Supervised chemical graph mining improves drug-induced liver injury prediction
Sangsoo Lim,
Youngkuk Kim,
Jeonghyeon Gu,
Sunho Lee,
Wonseok Shin,
Sun Kim
Affiliations
Sangsoo Lim
Bioinformatics Institute, Seoul National University, Gwanak-ro 1, Seoul 08826, South Korea
Youngkuk Kim
Department of Computer Science and Engineering, Seoul National University, Gwanak-ro 1, Seoul 08826, South Korea
Jeonghyeon Gu
Interdisciplinary Program in Artificial Intelligence, Seoul National University, Gwanak-ro 1, Seoul 08826, South Korea
Sunho Lee
AIGENDRUG Co., Ltd., Gwanak-ro 1, Seoul 08826, South Korea
Wonseok Shin
Department of Computer Science and Engineering, Seoul National University, Gwanak-ro 1, Seoul 08826, South Korea
Sun Kim
Department of Computer Science and Engineering, Seoul National University, Gwanak-ro 1, Seoul 08826, South Korea; Interdisciplinary Program in Artificial Intelligence, Seoul National University, Gwanak-ro 1, Seoul 08826, South Korea; AIGENDRUG Co., Ltd., Gwanak-ro 1, Seoul 08826, South Korea; Corresponding author
Summary: Drug-induced liver injury (DILI) is the main cause of drug failure in clinical trials.
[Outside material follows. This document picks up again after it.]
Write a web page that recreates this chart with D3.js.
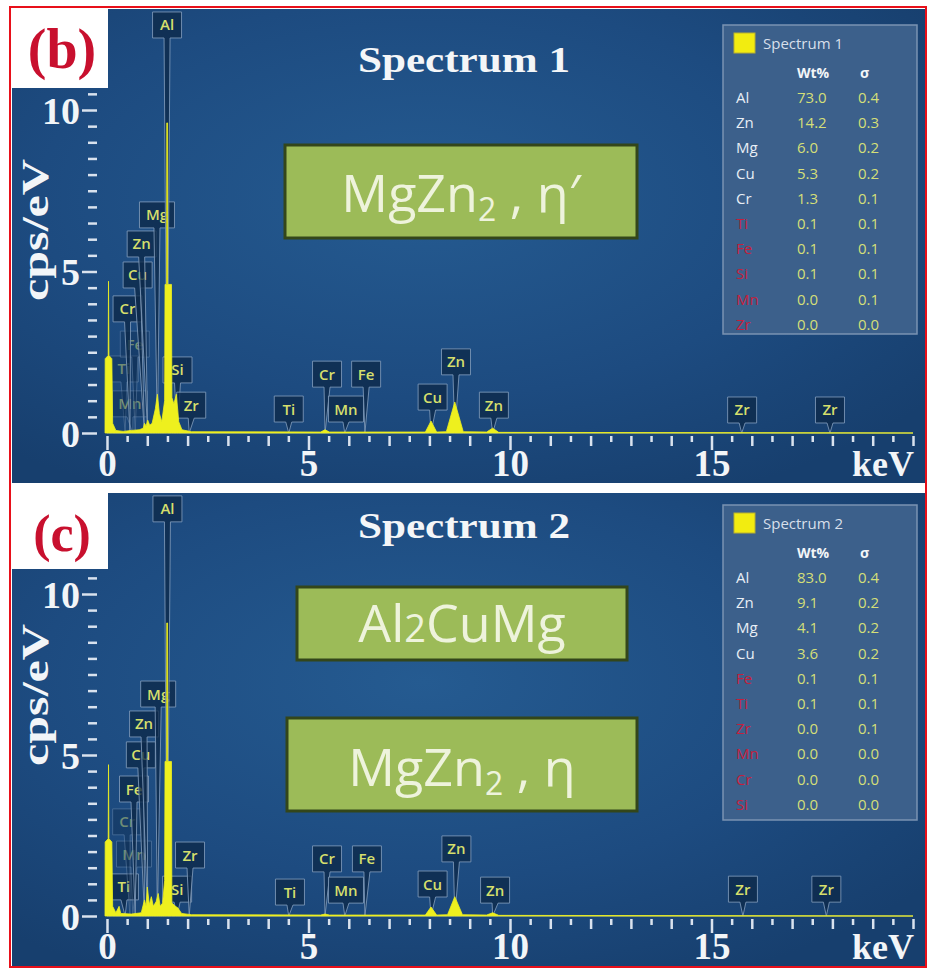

The characterization of toxic compounds in terms of chemical structure is important because compounds can be metabolized to toxic substances in the liver. Traditional machine learning approaches have had limited success in predicting DILI, and emerging deep graph neural network (GNN) models are yet powerful enough to predict DILI. In this study, we developed a completely different approach, supervised subgraph mining (SSM), a strategy to mine explicit subgraph features by iteratively updating individual graph transitions to maximize DILI fidelity. Our method outperformed previous methods including state-of-the-art GNN tools in classifying DILI on two different datasets: DILIst and TDC-benchmark. We also combined the subgraph features by using SMARTS-based frequent structural pattern matching and associated them with drugs’ ATC code.